Marketing Manager for Beverages at LASCO Distributors Limited (LDL), Catherine Goodall, explained that the main aim of the treat was to lift the spirits of those undergoing cancer treatments.
“Having experienced cancer first hand with my grandfather, support, love and understanding are key ingredients to motivating the fight against cancer,” stated Goodall. “We just wanted to extend a feel good moment, reminding the patients that people do care. Our promotions team served up a delectable Jamaican breakfast with LASCO breakfast items and iCool beverages. We even had a team member perform two poems; one which she entered to the JCDC last year.”
The Hope Institute, founded by the Jamaica Cancer Society in 1963, started as a 52 bed institution which provided cancer care comparable to that of private intuitions overseas at little or no charge.
Though funded by the Ministry of Health since 1974, the specialty hospital which falls under the auspices of the South East Regional Health Authority (SERHA), is in dire need of financial support to help offset infrastructural issues, particularly bed space and building repairs.
According to Director of Nursing Services at the Hope Institute, Matron Adella Hibbert, who started as a registered nurse at the hospital some 33 years ago, more growth is needed even as the institution lends support to the University Hospital of the West Indies and the Kingston Public Hospital.
“We [currently] have a capacity to hold 40 patients. However, we also run a chemotherapy clinic, and because of that we had to confer some of the bed spaces to recliner chairs. We also have to use beds for the radiotherapy patients from the Kingston Public Hospital,” shares Hibbert.
The Matron goes on to explain the operations of the Hope Institute.

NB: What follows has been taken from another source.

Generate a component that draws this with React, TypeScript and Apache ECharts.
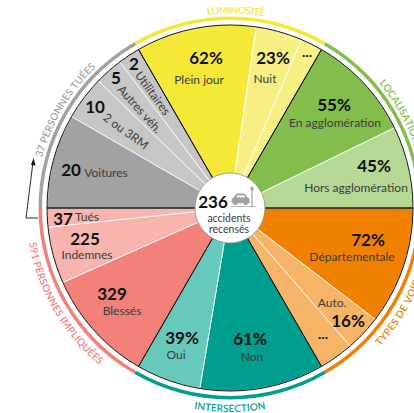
import React, { useEffect, useRef } from "react";
import * as echarts from "echarts";

const sliceNames = ["Plein jour", "Nuit", "Luminosité autre", "En agglomération", "Hors agglomération", "Départementale", "Auto.", "Voie autre", "Non", "Oui", "Blessés", "Indemnes", "Tués", "Voitures", "2 ou 3RM", "Autres véh.", "Utilitaires"];
// angular span of each slice (degrees, clockwise from the grey/yellow boundary)
const sliceSpans = [38.2, 14.8, 7, 34, 26, 37.5, 11.5, 11, 39.5, 20.5, 36, 18, 6, 30, 14, 9, 7];
const sliceColors = ["#F5E836", "#F8F084", "#F8F084", "#83BE4C", "#B5D894", "#F08100", "#F6B468", "#F6B468", "#009E8F", "#67C8BC", "#F28279", "#F8B5AF", "#F8B5AF", "#A2A2A2", "#C6C6C6", "#C6C6C6", "#C6C6C6"];

const groupNames = ["Luminosité", "Localisation", "Types de voie", "Intersection", "Personnes impliquées", "Personnes tuées"];
const groupSpans = [60, 60, 60, 60, 60, 60];
const groupColors = ["#F5E836", "#83BE4C", "#F08100", "#009E8F", "#F28279", "#A2A2A2"];

const CX = 230, CY = 208, R = 183;
const NUM = "bold 17px Lato, sans-serif";
const SUB = "12px Lato, sans-serif";
const RING_FONT = "600 10px Lato, sans-serif";
const DARK = "#111111", SUBC = "#3c3c3c";

const numbers: [string, number, number][] = [
  ["62%", 206, 57], ["23%", 273, 57], ["55%", 334, 104], ["45%", 374, 165], ["72%", 368, 239],
  ["16%", 348, 320], ["61%", 250, 338], ["39%", 182, 337], ["329", 112, 293], ["225", 85, 238],
  ["37", 63, 218], ["20", 71, 169], ["10", 95, 106], ["5", 116, 77], ["2", 134, 63],
];
const subs: [string, number, number][] = [
  ["Plein jour", 199, 79], ["Nuit", 265, 78], ["En agglomération", 335, 122], ["Hors agglomération", 356, 187],
  ["Départementale", 352, 256], ["Auto.", 332, 302], ["Non", 252, 356], ["Oui", 176, 354],
  ["Blessés", 122, 310], ["Indemnes", 87, 254], ["Tués", 87, 216], ["Voitures", 106, 172],
];
const rotated: [string, number, number, number][] = [
  ["2 ou 3RM", 126, 131, -36], ["Autres véh.", 140, 109, -48], ["Utilitaires", 153, 93, -54],
];
const dots: [number, number][] = [[307, 58], [323, 340]];

// text, centre angle (clockwise from top), angular span, colour
const ringLabels: [string, number, number, string][] = [
  ["LUMINOSITÉ", 1.7, 16.7, "#F5E836"],
  ["LOCALISATION", 60.5, 21, "#83BE4C"],
  ["TYPES DE VOIE", 122, 21.5, "#F08100"],
  ["INTERSECTION", 180, 20.3, "#009E8F"],
  ["591 PERSONNES IMPLIQUÉES", 240, 40.5, "#F28279"],
  ["37 PERSONNES TUÉES", 300.7, 31.4, "#A2A2A2"],
];

const CAR = "M1 26 L1 21 Q2 19 4 18 L8 12 Q9 11 11 11 L21 11 Q23 11 25 14 L27 17 Q31 18 31 22 L31 27 L28 27 A3.5 3.5 0 0 1 21 27 L11 27 A3.5 3.5 0 0 1 4 27 L1 27 Z M10 14 L9 17 L24 17 L22 14 Z M34 6 L36 6 L36 32 L34 32 Z M32.5 0 L37.5 0 L37.5 6 L32.5 6 Z M0 32 L41 32 L41 33.4 L0 33.4 Z";

function ringChars(text: string, mid: number, span: number, color: string) {
  const flip = mid > 95 && mid < 265;
  const radius = flip ? 200 : 198.5;
  const ctx = document.createElement("canvas").getContext("2d")!;
  ctx.font = RING_FONT;
  const chars = Array.from(text);
  const base = chars.map((c) => ctx.measureText(c).width);
  const sum = base.reduce((a, b) => a + b, 0);
  const target = (span * Math.PI / 180) * radius;
  const extra = (target - sum) / chars.length;
  let run = -target / 2;
  return chars.map((c, i) => {
    const w = base[i] + extra;
    const off = (run + w / 2) / radius * 180 / Math.PI;
    run += w;
    const a = mid + (flip ? -off : off);
    const rad = (a * Math.PI) / 180;
    const x = CX + radius * Math.sin(rad);
    const y = CY - radius * Math.cos(rad);
    const rot = flip ? (180 - a) : -a;
    return {
      type: "text", x, y, rotation: (rot * Math.PI) / 180,
      style: { text: c, fill: color, font: RING_FONT, align: "center", verticalAlign: "middle" },
    };
  });
}

export default function App() {
  const ref = useRef<HTMLDivElement>(null);
  useEffect(() => {
    echarts.graphic.registerShape("carIcon", echarts.graphic.extendPath(CAR, {}) as any);
    const chart = echarts.init(ref.current!, undefined, { renderer: "svg" });
    const graphics: any[] = [
      { type: "circle", shape: { cx: CX, cy: CY, r: 35 }, style: { fill: "#fff", stroke: "#8c8c8c", lineWidth: 0.8 }, z: 20 },
      { type: "text", x: 213, y: 201, z: 21, style: { text: "236", font: "bold 17px Lato, sans-serif", fill: DARK, align: "center", verticalAlign: "middle" } },
      { type: "carIcon", x: 231, y: 187, scaleX: 0.6, scaleY: 0.6, z: 21, style: { fill: "#A2A2A2" } },
      { type: "text", x: 229, y: 218, z: 21, style: { text: "accidents", font: "10.5px Lato, sans-serif", fill: SUBC, align: "center", verticalAlign: "middle" } },
      { type: "text", x: 229, y: 229, z: 21, style: { text: "recensés", font: "10.5px Lato, sans-serif", fill: SUBC, align: "center", verticalAlign: "middle" } },
      { type: "polyline", z: 3, shape: { points: [[33, 162], [26, 218], [38, 218]] }, style: { stroke: "#111", lineWidth: 0.9, fill: "none" } },
      { type: "polygon", z: 3, shape: { points: [[33.6, 158], [31, 165], [35.5, 165.5]] }, style: { fill: "#111" } },
    ];
    numbers.forEach(([t, x, y]) => graphics.push({ type: "text", x, y, z: 10, style: { text: t, font: NUM, fill: DARK, align: "center", verticalAlign: "middle" } }));
    subs.forEach(([t, x, y]) => graphics.push({ type: "text", x, y, z: 10, style: { text: t, font: SUB, fill: SUBC, align: "center", verticalAlign: "middle" } }));
    rotated.forEach(([t, x, y, r]) => graphics.push({ type: "text", x, y, z: 10, rotation: (r * Math.PI) / 180, style: { text: t, font: SUB, fill: SUBC, align: "center", verticalAlign: "middle" } }));
    dots.forEach(([x, y]) => graphics.push({ type: "text", x, y, z: 10, style: { text: "...", font: "bold 14px Lato, sans-serif", fill: DARK, align: "center", verticalAlign: "bottom" } }));
    ringLabels.forEach(([t, mid, span, color]) => graphics.push(...ringChars(t, mid, span, color)));
    graphics.push({ type: "rect", z: 30, shape: { x: 0, y: 0, width: 414, height: 7 }, style: { fill: "#fff" } });

    chart.setOption({
      animation: false,
      backgroundColor: "#fff",
      series: [
        {
          type: "pie", center: [CX, CY], radius: [0, R], startAngle: 120, clockwise: true, silent: true, z: 1,
          label: { show: false }, labelLine: { show: false }, avoidLabelOverlap: false,
          itemStyle: { borderColor: "#ffffff", borderWidth: 0.8 },
          data: sliceNames.map((name, i) => ({ name, value: sliceSpans[i], itemStyle: { color: sliceColors[i] } })),
        },
        {
          type: "pie", center: [CX, CY], radius: [0, R], startAngle: 120, clockwise: true, silent: true, z: 2,
          label: { show: false }, labelLine: { show: false }, avoidLabelOverlap: false,
          itemStyle: { borderColor: "#111111", borderWidth: 1, color: "rgba(0,0,0,0)" },
          data: groupNames.map((name, i) => ({ name, value: groupSpans[i] })),
        },
        {
          type: "pie", center: [CX, CY], radius: [188, 191.5], startAngle: 120, clockwise: true, silent: true, z: 2,
          label: { show: false }, labelLine: { show: false }, avoidLabelOverlap: false,
          itemStyle: { borderWidth: 0 },
          data: groupNames.map((name, i) => ({ name, value: groupSpans[i], itemStyle: { color: groupColors[i] } })),
        },
      ],
      graphic: { elements: graphics },
    });
    return () => chart.dispose();
  }, []);
  return <div ref={ref} style={{ position: "fixed", left: 0, top: 0, width: 414, height: 413 }} />;
}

“Cancer patients can be referred by any medical practitioner; and we get referrals island wide. It’s just that a lot of times persons believe that it’s a place where you just come and transition – which is not so. And because of that what happens a lot of times is when a patient is referred to us, the consultant generally will make a decision whether or not the patient is a candidate for admission; because sometimes they are also seen at home – to minimise the hospital stay and reduce costs… depending on the case and the geographical location of the patient.”
As the hospital focuses strictly on cancer treatment and palliative care - which incorporates symptom and supportive management as well as respite care, Hibbert also faces staff challenges.
“One of the issues we have which is a common thing in the whole public sector is staffing. I am short of registered nurses. Presently we have about 14 RNs plus myself and the Deputy Matron. We need a total of about eight RNs. It is not an area that many persons want to work. You will find that the nurses want to do accident and emergency, ICU [intensive care unit] and stuff like that. You would be surprised to know that a lot of nurses don’t want to do this type of nursing,” the Matron discloses.
Hibbert admits that the mainly positive reviews about her staff at the Hope Institute is credited to a positive outlook.
“We try. It’s not easy to have this kind of care and as nursing managers one of our mandates is that patients are here to be cared for. That’s why we are employed. We are here because of them [patients], and that’s what I preach.”